Senator STOTT DESPOJA (11:26 AM) —Some of the comments that you, Madam Temporary Chairman McLucas, and I have made in relation to this debate are contained in a supplementary report of the Senate Community Affairs Legislation Committee. I will not go into the detail of those comments in relation to the states rights argument—I will be trying to steer clear of that as such; suffice to say that we are aware of this issue. Not only were we alerted to it by questioning in the Senate committee process but submissions to the Senate inquiry drew attention to the notion that allowing the Commonwealth to override state law was purportedly inconsistent with COAG or potentially undemocratic. The Western Australian division of the National Civic Council and the Festival of Light submissions were very strong in that regard. I have looked into this issue, and I do not support that assertion. Apart from anything else, I think it does not recognise the fact that the states and territories are parties to the COAG agreement.


Senator Barnett —The premiers are.


Senator Minchin —The premiers are.


Senator STOTT DESPOJA —I will not be supporting Senator Barnett's amendment. I think there are good reasons for the legislation allowing for the Commonwealth, to the extent of its constitutional powers, to override existing legislation in Victoria, South Australia and Western Australia. On that note, Senator Barnett, you commented on the strict regulatory regime. That is perhaps a debate for another time, but I think you and others may recognise that there are issues in relation to whether or not some of those pieces of legislation are perhaps outdated. I am not suggesting that they could not be updated, but the fact that only three states have a regulatory regime speaks volumes; hence, my strong support for a nationally consistent framework. Clearly, that is the intent of this legislation: to come up with a nationally consistent piece of legislation. I strongly support that objective—so do my colleagues. Obviously, this amendment would threaten that objective. The COAG communique is quite explicit in stating:

Research involving human embryos should be regulated through nationally consistent legislation.

The three states that have already got legislation in place—Victoria, South Australia and WA—did agree. I will accept those previous interjections—they keep saying, `the premiers'—before anybody makes them again: at last count, I thought the premiers were representing the states, and that is the view that some people hold.
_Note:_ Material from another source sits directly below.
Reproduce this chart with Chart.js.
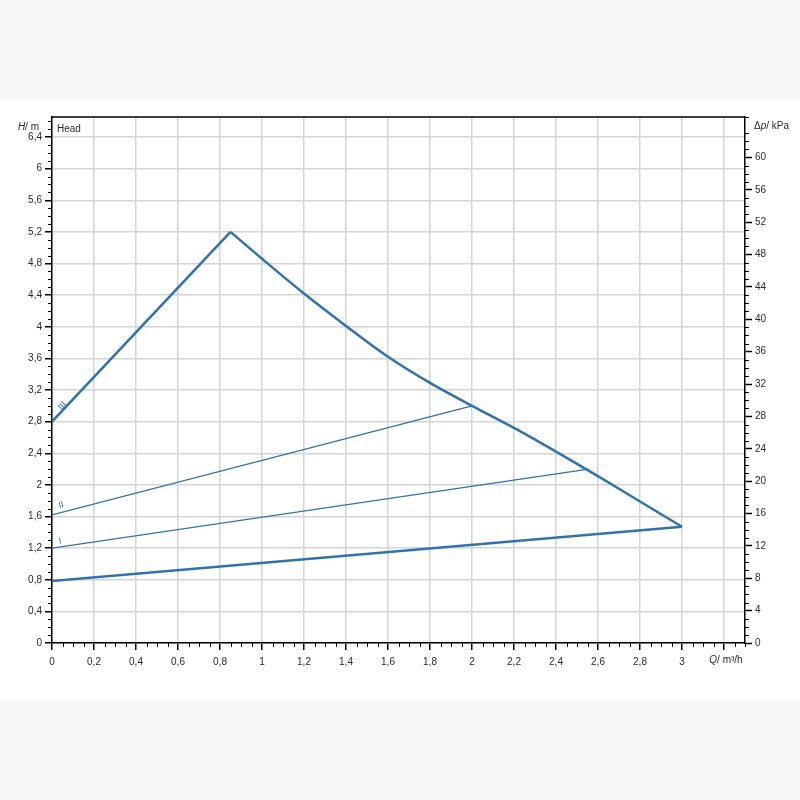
<!DOCTYPE html>
<html>
<head>
<meta charset="utf-8">
<script src="https://cdn.jsdelivr.net/npm/chart.js@4"></script>
<style>
  html, body { margin: 0; padding: 0; background: #f7f7f7; }
  #band { position: absolute; left: 0; top: 100px; width: 800px; height: 600px; background: #fff; }
  #holder { position: absolute; left: 0; top: 0; width: 800px; height: 800px; }
</style>
</head>
<body>
<div id="band"></div>
<div id="holder"><canvas id="pumpChart" width="800" height="800"></canvas></div>
<script>
// curve III (max speed): straight rise to the peak, then the falling curve to the max flow point
const riseQ = [0, 0.85];
const riseH = [2.8, 5.2];
const fallQ = [0.85, 1.0, 1.2, 1.4, 1.6, 1.8, 2.0, 2.2, 2.4, 2.6, 2.8, 3.0];
const fallH = [5.2, 4.86, 4.42, 4.01, 3.62, 3.29, 3.0, 2.72, 2.42, 2.11, 1.79, 1.47];
// lower limit line
const minQ = [0, 3.0];
const minH = [0.785, 1.47];
// speed II and speed I lines
const speed2Q = [0, 2.0];
const speed2H = [1.62, 3.0];
const speed1Q = [0, 2.555];
const speed1H = [1.2, 2.2];

// roman labels next to the lines at Q = 0
const curveNames = ['III', 'II', 'I'];
const curveNameQ = [0.03, 0.025, 0.02];
const curveNameH = [3.0, 1.74, 1.29];

// axes
const qMax = 3.3;
const kpaMax = 65;
const kpaPerM = 9.77;
const xTicks = [0, 0.2, 0.4, 0.6, 0.8, 1, 1.2, 1.4, 1.6, 1.8, 2, 2.2, 2.4, 2.6, 2.8, 3, 3.2];
const xLabels = ['0', '0,2', '0,4', '0,6', '0,8', '1', '1,2', '1,4', '1,6', '1,8', '2', '2,2', '2,4', '2,6', '2,8', '3', ''];
const yTicks = [0, 0.4, 0.8, 1.2, 1.6, 2, 2.4, 2.8, 3.2, 3.6, 4, 4.4, 4.8, 5.2, 5.6, 6, 6.4];
const yLabels = ['0', '0,4', '0,8', '1,2', '1,6', '2', '2,4', '2,8', '3,2', '3,6', '4', '4,4', '4,8', '5,2', '5,6', '6', '6,4'];
const kpaTicks = [0, 4, 8, 12, 16, 20, 24, 28, 32, 36, 40, 44, 48, 52, 56, 60];

const blue = '#3072ae';
const gridColor = '#d4d4d4';
const textColor = '#2a2a2a';
const fontFamily = 'Arial, "Liberation Sans", sans-serif';

const pts = (xs, ys) => xs.map((x, i) => ({ x: x, y: ys[i] }));

const lineSet = (xs, ys, width, smooth) => ({
  data: pts(xs, ys),
  borderColor: blue,
  borderWidth: width,
  pointRadius: 0,
  tension: smooth ? 0.4 : 0,
  cubicInterpolationMode: smooth ? 'monotone' : 'default',
  borderJoinStyle: 'miter',
  fill: false,
});

// minor ticks, top frame line, axis titles and curve names
const decorations = {
  id: 'decorations',
  afterDraw(chart) {
    const ctx = chart.ctx;
    const { left, right, top, bottom } = chart.chartArea;
    const xs = chart.scales.x, ys = chart.scales.y, ks = chart.scales.y2;
    ctx.save();

    ctx.strokeStyle = '#000';
    ctx.lineWidth = 1.5;
    ctx.beginPath();
    ctx.moveTo(left, top);
    ctx.lineTo(right, top);
    ctx.stroke();

    ctx.lineWidth = 1;
    ctx.beginPath();
    for (let i = 1; i * 0.05 <= qMax + 1e-9; i++) {
      if (i % 4 === 0) continue;
      const px = Math.round(xs.getPixelForValue(i * 0.05)) + 0.5;
      ctx.moveTo(px, bottom);
      ctx.lineTo(px, bottom + 4);
    }
    for (let i = 1; i * 0.1 <= ys.max + 1e-9; i++) {
      if (i % 4 === 0) continue;
      const py = Math.round(ys.getPixelForValue(i * 0.1)) + 0.5;
      ctx.moveTo(left, py);
      ctx.lineTo(left - 4, py);
    }
    for (let i = 1; i <= kpaMax; i++) {
      if (i % 4 === 0) continue;
      const py = Math.round(ks.getPixelForValue(i)) + 0.5;
      ctx.moveTo(right, py);
      ctx.lineTo(right + 4, py);
    }
    ctx.stroke();

    const italic = 'italic 10px ' + fontFamily;
    const normal = '10px ' + fontFamily;
    ctx.fillStyle = textColor;
    ctx.textBaseline = 'middle';
    ctx.textAlign = 'left';

    // H/ m
    ctx.font = normal;
    const hRest = '/ m';
    const wRest = ctx.measureText(hRest).width;
    ctx.font = italic;
    const wH = ctx.measureText('H').width;
    const hy = ys.getPixelForValue(6.52);
    let hx = left - 13 - wRest - wH;
    ctx.fillText('H', hx, hy);
    ctx.font = normal;
    ctx.fillText(hRest, hx + wH, hy);

    // Δp/ kPa
    const py = ks.getPixelForValue(63.8);
    let px = right + 9;
    ctx.fillText('\u0394', px, py);
    px += ctx.measureText('\u0394').width;
    ctx.font = italic;
    ctx.fillText('p', px, py);
    px += ctx.measureText('p').width;
    ctx.font = normal;
    ctx.fillText('/ kPa', px, py);

    // Q/ m³/h
    ctx.font = normal;
    const qRest = '/ m\u00b3/h';
    const wQRest = ctx.measureText(qRest).width;
    ctx.font = italic;
    const wQ = ctx.measureText('Q').width;
    let qx = xs.getPixelForValue(3.2) - (wQ + wQRest) / 2 + 2;
    const qy = bottom + 17;
    ctx.fillText('Q', qx, qy);
    ctx.font = normal;
    ctx.fillText(qRest, qx + wQ, qy);

    // Head
    ctx.fillText('Head', left + 5, ys.getPixelForValue(6.5));

    // curve names, turned along their lines
    const lineStarts = [[riseQ[0], riseH[0]], [speed2Q[0], speed2H[0]], [speed1Q[0], speed1H[0]]];
    const lineEnds = [[riseQ[1], riseH[1]], [speed2Q[1], speed2H[1]], [speed1Q[1], speed1H[1]]];
    ctx.fillStyle = blue;
    ctx.font = '9px ' + fontFamily;
    ctx.textAlign = 'center';
    curveNames.forEach((name, i) => {
      const dx = xs.getPixelForValue(lineEnds[i][0]) - xs.getPixelForValue(lineStarts[i][0]);
      const dy = ys.getPixelForValue(lineEnds[i][1]) - ys.getPixelForValue(lineStarts[i][1]);
      ctx.save();
      ctx.translate(xs.getPixelForValue(curveNameQ[i]) + 4, ys.getPixelForValue(curveNameH[i]));
      ctx.rotate(Math.atan2(dy, dx));
      ctx.fillText(name, 0, 0);
      ctx.restore();
    });
    ctx.restore();
  },
};

new Chart(document.getElementById('pumpChart'), {
  type: 'line',
  data: {
    datasets: [
      lineSet(riseQ, riseH, 2.5, false),
      lineSet(fallQ, fallH, 2.5, true),
      lineSet(minQ, minH, 2.5, false),
      lineSet(speed2Q, speed2H, 1.3, false),
      lineSet(speed1Q, speed1H, 1.3, false),
    ],
  },
  options: {
    responsive: false,
    animation: false,
    events: [],
    layout: { padding: { top: 117, left: 0, right: 0, bottom: 0 } },
    plugins: { legend: { display: false }, tooltip: { enabled: false } },
    scales: {
      x: {
        type: 'linear',
        position: 'bottom',
        min: 0,
        max: qMax,
        afterBuildTicks: (scale) => { scale.ticks = xTicks.map((v) => ({ value: v })); },
        afterFit: (scale) => { scale.height = 157; },
        grid: { color: gridColor, lineWidth: 1.5, tickColor: '#000', tickLength: 7, tickWidth: 1.5 },
        border: { color: '#000', width: 1.5 },
        ticks: {
          autoSkip: false,
          maxRotation: 0,
          padding: 6,
          color: textColor,
          font: { family: fontFamily, size: 10 },
          callback: (v, i) => xLabels[i],
        },
      },
      y: {
        type: 'linear',
        position: 'left',
        min: 0,
        max: kpaMax / kpaPerM,
        afterBuildTicks: (scale) => { scale.ticks = yTicks.map((v) => ({ value: v })); },
        afterFit: (scale) => { scale.width = 52; },
        grid: { color: gridColor, lineWidth: 1.5, tickColor: '#000', tickLength: 7, tickWidth: 1.5 },
        border: { color: '#000', width: 1.5 },
        ticks: {
          autoSkip: false,
          padding: 3,
          color: textColor,
          font: { family: fontFamily, size: 10 },
          callback: (v, i) => yLabels[i],
        },
      },
      y2: {
        type: 'linear',
        position: 'right',
        min: 0,
        max: kpaMax,
        afterBuildTicks: (scale) => { scale.ticks = kpaTicks.map((v) => ({ value: v })); },
        afterFit: (scale) => { scale.width = 55; },
        grid: { drawOnChartArea: false, tickColor: '#000', tickLength: 7, tickWidth: 1.5 },
        border: { color: '#000', width: 1.5 },
        ticks: {
          autoSkip: false,
          padding: 3,
          color: textColor,
          font: { family: fontFamily, size: 10 },
          callback: (v) => String(v),
        },
      },
    },
  },
  plugins: [decorations],
});
</script>
</body>
</html>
If we are going to start heading down that path of distinction it will open up a whole can of worms in relation to debates as to what is negotiated at COAG. Regardless of that, three states—or their representatives, the premiers—agreed at COAG to amend their legislation to complement the Commonwealth's legislation. I do note the Attorney-General's advice of 24 September in the other place that these states have in fact commenced doing that. That was certainly an area of questioning for some of us on the committee as well.

I believe one of the real strengths of the COAG communique is that it unequivocally intends a nationally consistent legislative and regulatory regime. Any allowance for significant differences among jurisdictions, which will happen if this amendment is successful, is unacceptable to me and the Democrats. Given time constraints I will not go further, but all these debates have been emotional and controversial and I recognise that this one is too. Most of us in the last hour or so have been able to be heard without interjection. I am happy to make sure I stick to that rule myself—in the next hour and a quarter, anyway—and I ask other colleagues to do the same. We may have different debates, views, legal interpretations and what have you on this matter, but this should be a debate that occurs without interjections. It is a particularly interesting debate and I am sure there will be an interesting outcome. While I respect Senator Barnett's strong views on this, neither I nor my colleagues will be supporting his amendment.